The most common -- and most dangerous -- obstructed view is the Consumer View. We all talk earnestly about the consumer-centered organization, about consumer service, and consumer satisfaction. But in many cases, we can't see the consumer (or hear them) or we turn a blind eye.
Even in traditional packaged goods companies, where marketers pride themselves on a marketing process that starts with consumer understanding, our eyes are not fully open. Packaged goods marketers often say that their number one goal is brand share. That betrays a product view -- the product's share of its category. Looking at share delivers a very one-dimensional view, and it's not of the consumer.

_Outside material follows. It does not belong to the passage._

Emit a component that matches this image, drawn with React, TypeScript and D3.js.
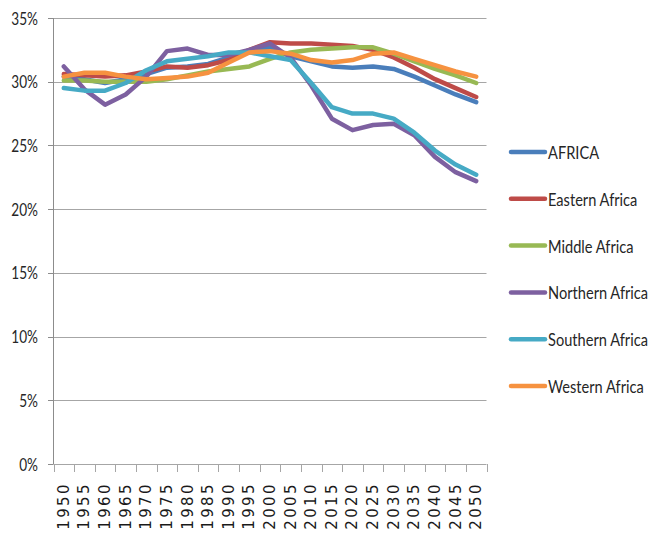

Packaged goods categories tend to develop marketing silos -- the channels silos, the online versus offline silos, the product silos -- and lose the consumer viewpoint. Consumers expect a great and consistent brand experience whether they encounter it at 7-11 or Wal*Mart, in large size or small, online or offline, at Staples or Staples.com. If marketers can only see the consumer through the limited view of the product lens, then their vaunted consumer understanding is an empty boast.
If marketers can only see the consumer through the limited view of the product lens, then their vaunted consumer understanding is an empty boast.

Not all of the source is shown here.